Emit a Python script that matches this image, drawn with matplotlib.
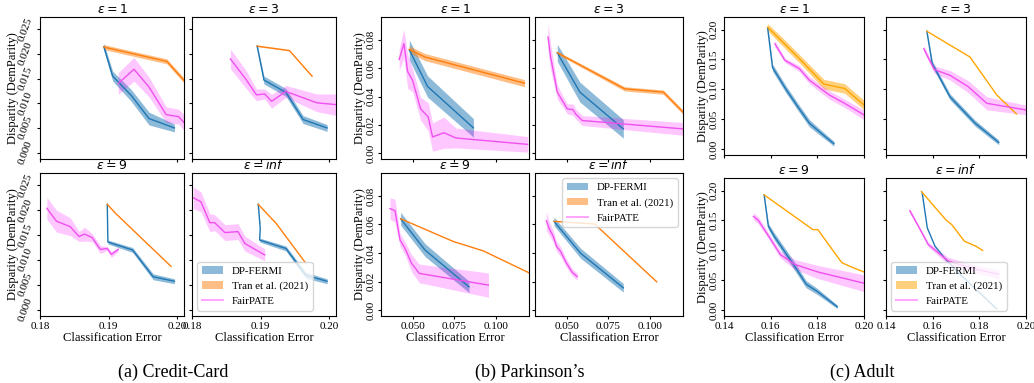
"""
DP-FERMI vs Tran et al. vs FairPATE: disparity / error trade-off
on Credit-Card, Parkinson's and Adult for several privacy budgets.
"""

import numpy as np
import matplotlib.pyplot as plt
from matplotlib.patches import Patch
from matplotlib.lines import Line2D

plt.rcParams['font.family'] = ['Liberation Serif', 'DejaVu Serif']
plt.rcParams['mathtext.fontset'] = 'dejavusans'

# each series: (classification error, disparity, spread)
# ---- Credit-Card ----
CC_E1_FERMI = [(0.1893, 0.0215, 0.0007), (0.1906, 0.0155, 0.0010), (0.1933, 0.0116, 0.0012),
               (0.1959, 0.0069, 0.0013), (0.1996, 0.0050, 0.0008)]
CC_E1_TRAN = [(0.1893, 0.0214, 0.0005), (0.1985, 0.0185, 0.0005), (0.2009, 0.0148, 0.0005),
              (0.2015, 0.0138, 0.0005)]
CC_E1_PATE = [(0.1914, 0.0140, 0.0022), (0.1937, 0.0169, 0.0024), (0.1959, 0.0133, 0.0020),
              (0.1984, 0.0077, 0.0016), (0.2002, 0.0073, 0.0015), (0.2012, 0.0058, 0.0016)]

CC_E3_FERMI = [(0.1895, 0.0216, 0.0004), (0.1905, 0.0147, 0.0008), (0.1937, 0.0122, 0.0008),
               (0.1962, 0.0067, 0.0008), (0.1997, 0.0050, 0.0007)]
CC_E3_TRAN = [(0.1895, 0.0216, 0.0001), (0.1942, 0.0207, 0.0001), (0.1975, 0.0155, 0.0001)]
CC_E3_PATE = [(0.1856, 0.0190, 0.0020), (0.1879, 0.0148, 0.0018), (0.1894, 0.0117, 0.0012),
              (0.1906, 0.0119, 0.0010), (0.1916, 0.0104, 0.0014), (0.1937, 0.0124, 0.0012),
              (0.1982, 0.0101, 0.0018), (0.2012, 0.0097, 0.0022)]

CC_E9_FERMI = [(0.18981, 0.0212, 0.0002), (0.18990, 0.0136, 0.0004), (0.1935, 0.0120, 0.0005),
               (0.1965, 0.0066, 0.0006), (0.1996, 0.0057, 0.0005)]
CC_E9_TRAN = [(0.18981, 0.0212, 0.0), (0.1910, 0.0194, 0.0), (0.1991, 0.0087, 0.0)]
CC_E9_PATE = [(0.1810, 0.0204, 0.0022), (0.1824, 0.0178, 0.0022), (0.1844, 0.0167, 0.0018),
              (0.1857, 0.0147, 0.0010), (0.1865, 0.0152, 0.0014), (0.1876, 0.0145, 0.0008),
              (0.1888, 0.0121, 0.0008), (0.1898, 0.0123, 0.0004), (0.1904, 0.0111, 0.0006),
              (0.1914, 0.0121, 0.0004)]

CC_EINF_FERMI = [(0.18966, 0.0212, 0.0002), (0.18995, 0.0163, 0.0003), (0.18986, 0.0140, 0.0004),
                 (0.1937, 0.0123, 0.0005), (0.1966, 0.0069, 0.0006), (0.1997, 0.0057, 0.0005)]
CC_EINF_TRAN = [(0.18966, 0.0212, 0.0), (0.1923, 0.0173, 0.0), (0.1965, 0.0095, 0.0)]
CC_EINF_PATE = [(0.1802, 0.0225, 0.0022), (0.1813, 0.0217, 0.0020), (0.1826, 0.0175, 0.0018),
                (0.1833, 0.0175, 0.0016), (0.1848, 0.0155, 0.0016), (0.1867, 0.0157, 0.0016),
                (0.1877, 0.0133, 0.0015), (0.1906, 0.0110, 0.0012)]

# ---- Parkinson's ----
PK_E1_FERMI = [(0.0480, 0.0729, 0.0070), (0.0590, 0.0471, 0.0075), (0.0866, 0.0179, 0.0065)]
PK_E1_TRAN = [(0.0480, 0.0732, 0.0025), (0.0574, 0.0678, 0.0025), (0.1173, 0.0494, 0.0025)]
PK_E1_PATE = [(0.0419, 0.0661, 0.0075), (0.0448, 0.0772, 0.0100), (0.0470, 0.0577, 0.0120),
              (0.0500, 0.0514, 0.0080), (0.0548, 0.0314, 0.0080), (0.0594, 0.0256, 0.0100),
              (0.0620, 0.0115, 0.0100), (0.0688, 0.0145, 0.0110), (0.0761, 0.0108, 0.0070),
              (0.1192, 0.0063, 0.0055)]

PK_E3_FERMI = [(0.0444, 0.0708, 0.0060), (0.0580, 0.0431, 0.0070), (0.0841, 0.0172, 0.0065)]
PK_E3_TRAN = [(0.0444, 0.0708, 0.0010), (0.0849, 0.0454, 0.0015), (0.1082, 0.0431, 0.0015),
              (0.1200, 0.0290, 0.0015)]
PK_E3_PATE = [(0.0388, 0.0819, 0.0100), (0.0404, 0.0678, 0.0090), (0.0444, 0.0431, 0.0050),
              (0.0474, 0.0372, 0.0040), (0.0504, 0.0313, 0.0035), (0.0538, 0.0308, 0.0040),
              (0.0554, 0.0278, 0.0035), (0.0594, 0.0231, 0.0035), (0.1200, 0.0172, 0.0045)]

PK_E9_FERMI = [(0.0428, 0.0640, 0.0045), (0.0574, 0.0422, 0.0045), (0.0839, 0.0164, 0.0040)]
PK_E9_TRAN = [(0.0428, 0.0640, 0.0), (0.0745, 0.0481, 0.0), (0.0926, 0.0415, 0.0),
              (0.1200, 0.0262, 0.0)]
PK_E9_PATE = [(0.0364, 0.0711, 0.0075), (0.0394, 0.0697, 0.0080), (0.0424, 0.0493, 0.0045),
              (0.0454, 0.0434, 0.0045), (0.0494, 0.0328, 0.0060), (0.0540, 0.0258, 0.0065),
              (0.0956, 0.0176, 0.0085)]

PK_EINF_FERMI = [(0.0424, 0.0622, 0.0030), (0.0584, 0.0399, 0.0035), (0.0841, 0.0157, 0.0030)]
PK_EINF_TRAN = [(0.0424, 0.0622, 0.0), (0.0669, 0.0603, 0.0), (0.1042, 0.0199, 0.0)]
PK_EINF_PATE = [(0.0378, 0.0626, 0.0065), (0.0394, 0.0575, 0.0050), (0.0420, 0.0516, 0.0040),
                (0.0440, 0.0446, 0.0035), (0.0464, 0.0411, 0.0035), (0.0494, 0.0340, 0.0030),
                (0.0534, 0.0265, 0.0025), (0.0564, 0.0235, 0.0025)]

# ---- Adult ----
AD_E1_FERMI = [(0.1587, 0.2028, 0.004), (0.1608, 0.1363, 0.006), (0.1666, 0.0997, 0.006),
               (0.1716, 0.0709, 0.006), (0.1766, 0.0432, 0.006), (0.1816, 0.0266, 0.005),
               (0.1871, 0.0089, 0.004)]
AD_E1_TRAN = [(0.1587, 0.2039, 0.006), (0.1659, 0.1762, 0.007), (0.1730, 0.1485, 0.007),
              (0.1828, 0.1086, 0.008), (0.1917, 0.1014, 0.008), (0.2000, 0.0737, 0.008)]
AD_E1_PATE = [(0.1618, 0.1762, 0.005), (0.1661, 0.1485, 0.004), (0.1723, 0.1346, 0.005),
              (0.1766, 0.1152, 0.006), (0.1852, 0.0903, 0.007), (0.1917, 0.0765, 0.007),
              (0.2000, 0.0571, 0.008)]

AD_E3_FERMI = [(0.1575, 0.1972, 0.003), (0.1598, 0.1429, 0.005), (0.1674, 0.0875, 0.005),
               (0.1782, 0.0432, 0.005), (0.1883, 0.0111, 0.004)]
AD_E3_TRAN = [(0.1575, 0.1972, 0.0), (0.1760, 0.1540, 0.0), (0.1875, 0.0903, 0.0),
              (0.1959, 0.0587, 0.0)]
AD_E3_PATE = [(0.1562, 0.1679, 0.005), (0.1607, 0.1330, 0.006), (0.1674, 0.1235, 0.008),
              (0.1753, 0.1042, 0.010), (0.1832, 0.0765, 0.011), (0.2000, 0.0654, 0.008)]

AD_E9_FERMI = [(0.1572, 0.1928, 0.002), (0.1590, 0.1402, 0.005), (0.1615, 0.1235, 0.006),
               (0.1702, 0.0737, 0.007), (0.1752, 0.0432, 0.006), (0.1802, 0.0305, 0.005),
               (0.1885, 0.0055, 0.003)]
AD_E9_TRAN = [(0.1572, 0.1928, 0.0), (0.1781, 0.1346, 0.0), (0.1802, 0.1346, 0.0),
              (0.1905, 0.0792, 0.0), (0.1953, 0.0709, 0.0), (0.2000, 0.0637, 0.0)]
AD_E9_PATE = [(0.1526, 0.1568, 0.006), (0.1547, 0.1501, 0.006), (0.1587, 0.1263, 0.005),
              (0.1641, 0.0931, 0.006), (0.1702, 0.0765, 0.008), (0.1802, 0.0637, 0.011),
              (0.2000, 0.0449, 0.014)]

AD_EINF_FERMI = [(0.1555, 0.1967, 0.0), (0.1577, 0.1374, 0.0), (0.1610, 0.1069, 0.0),
                 (0.1650, 0.0875, 0.0), (0.1710, 0.0626, 0.0), (0.1875, 0.0017, 0.0)]
AD_EINF_TRAN = [(0.1552, 0.1983, 0.0), (0.1656, 0.1512, 0.0), (0.1682, 0.1429, 0.0),
                (0.1736, 0.1152, 0.0), (0.1785, 0.1069, 0.0), (0.1814, 0.0997, 0.0)]
AD_EINF_PATE = [(0.1502, 0.1662, 0.004), (0.1535, 0.1429, 0.003), (0.1581, 0.1097, 0.004),
                (0.1667, 0.0820, 0.006), (0.1775, 0.0692, 0.007), (0.1883, 0.0598, 0.007)]

EPS_TITLES = [r'$\epsilon = 1$', r'$\epsilon = 3$', r'$\epsilon = 9$', r'$\epsilon = inf$']
METHODS = ['DP-FERMI', 'Tran et al. (2021)', 'FairPATE']
CAPTIONS = ['(a) Credit-Card', "(b) Parkinson\u2019s", '(c) Adult']

BLUE = '#1f77b4'
PATE_LINE = '#f050f0'
PATE_FILL = '#ff00ff'

W, H = 1034, 383


def box(l, t, r, b):
    # pixel box -> figure fraction
    return [l / W, 1 - b / H, (r - l) / W, (b - t) / H]


groups = [
    dict(panels=[(CC_E1_FERMI, CC_E1_TRAN, CC_E1_PATE), (CC_E3_FERMI, CC_E3_TRAN, CC_E3_PATE),
                 (CC_E9_FERMI, CC_E9_TRAN, CC_E9_PATE), (CC_EINF_FERMI, CC_EINF_TRAN, CC_EINF_PATE)],
         boxes=[(40, 17, 184, 159), (192, 17, 336, 159), (40, 173, 184, 316), (192, 173, 336, 316)],
         xlim=(0.18, 0.201), ylim=(-0.0013, 0.0275),
         xticks=[0.18, 0.19, 0.20], xfmt='%.2f', yticks=[0, 0.005, 0.01, 0.015, 0.02, 0.025], yfmt='%.3f',
         yrot=70, ylab_x=-0.145, tran='#ff7f0e', legend_loc='lower left', cap_x=173),
    dict(panels=[(PK_E1_FERMI, PK_E1_TRAN, PK_E1_PATE), (PK_E3_FERMI, PK_E3_TRAN, PK_E3_PATE),
                 (PK_E9_FERMI, PK_E9_TRAN, PK_E9_PATE), (PK_EINF_FERMI, PK_EINF_TRAN, PK_EINF_PATE)],
         boxes=[(381, 17, 529, 159), (535, 17, 683, 159), (381, 173, 529, 316), (535, 173, 683, 316)],
         xlim=(0.031, 0.12), ylim=(-0.004, 0.096),
         xticks=[0.05, 0.075, 0.1], xfmt='%.3f', yticks=[0, 0.02, 0.04, 0.06, 0.08], yfmt='%.2f',
         yrot=90, ylab_x=-0.10, tran='#ff7f0e', legend_loc='upper right', cap_x=530),
    dict(panels=[(AD_E1_FERMI, AD_E1_TRAN, AD_E1_PATE), (AD_E3_FERMI, AD_E3_TRAN, AD_E3_PATE),
                 (AD_E9_FERMI, AD_E9_TRAN, AD_E9_PATE), (AD_EINF_FERMI, AD_EINF_TRAN, AD_EINF_PATE)],
         boxes=[(724, 17, 864, 155), (886, 17, 1026, 155), (724, 178, 864, 316), (886, 178, 1026, 316)],
         xlim=(0.14, 0.20), ylim=(-0.01, 0.221),
         xticks=[0.14, 0.16, 0.18, 0.20], xfmt='%.2f', yticks=[0, 0.05, 0.1, 0.15, 0.2], yfmt='%.2f',
         yrot=90, ylab_x=-0.107, tran='#ffa500', legend_loc='lower left', cap_x=862),
]

fig = plt.figure(figsize=(W / 100, H / 100), dpi=100)

for gi, g in enumerate(groups):
    for i, (series, bx) in enumerate(zip(g['panels'], g['boxes'])):
        ax = fig.add_axes(box(*bx))
        for data, color in zip(series, [BLUE, g['tran'], PATE_LINE]):
            x, y, sd = np.array(data).T
            fill_c, fill_a = (PATE_FILL, 0.22) if color == PATE_LINE else (color, 0.5)
            ax.fill_between(x, y - sd, y + sd, color=fill_c, alpha=fill_a, lw=0)
            ax.plot(x, y, color=color, lw=1)

        ax.set_xlim(*g['xlim'])
        ax.set_ylim(*g['ylim'])
        ax.set_xticks(g['xticks'])
        ax.set_yticks(g['yticks'])
        ax.xaxis.set_major_formatter(plt.FormatStrFormatter(g['xfmt']))
        ax.yaxis.set_major_formatter(plt.FormatStrFormatter(g['yfmt']))
        ax.tick_params(labelsize=8, length=2.5, pad=1.5)
        ax.set_title(EPS_TITLES[i], fontsize=9, pad=3)

        if i < 2:
            ax.tick_params(labelbottom=False)
        else:
            ax.set_xlabel('Classification Error', fontsize=9, labelpad=1)
        if i % 2 == 1:
            ax.tick_params(labelleft=False)
        else:
            ax.set_ylabel('Disparity (DemParity)', fontsize=9)
            ax.yaxis.set_label_coords(g['ylab_x'], 0.5)
            for lab in ax.get_yticklabels():
                lab.set_rotation(g['yrot'])
                lab.set_va('center')

        if i == 3:
            handles = [Patch(facecolor=BLUE, alpha=0.5),
                       Patch(facecolor=g['tran'], alpha=0.5),
                       Line2D([], [], color=PATE_FILL, alpha=0.35, lw=1.5)]
            ax.legend(handles, METHODS, loc=g['legend_loc'], fontsize=7.8)

    fig.text(g['cap_x'] / W, 1 - 372 / H, CAPTIONS[gi],
             ha='center', va='center', fontsize=13)

fig.savefig('out.png', dpi=100, facecolor='white')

• • •

== Task prompt ==
Repeat the lines exactly as they stand, from the opening line of the data through the line with "from matplotlib.lines import Line2D". Pictures stay out of the copy.

== Complete answer ==
Emit a Python script that matches this image, drawn with matplotlib.
"""
DP-FERMI vs Tran et al. vs FairPATE: disparity / error trade-off
on Credit-Card, Parkinson's and Adult for several privacy budgets.
"""

import numpy as np
import matplotlib.pyplot as plt
from matplotlib.patches import Patch
from matplotlib.lines import Line2D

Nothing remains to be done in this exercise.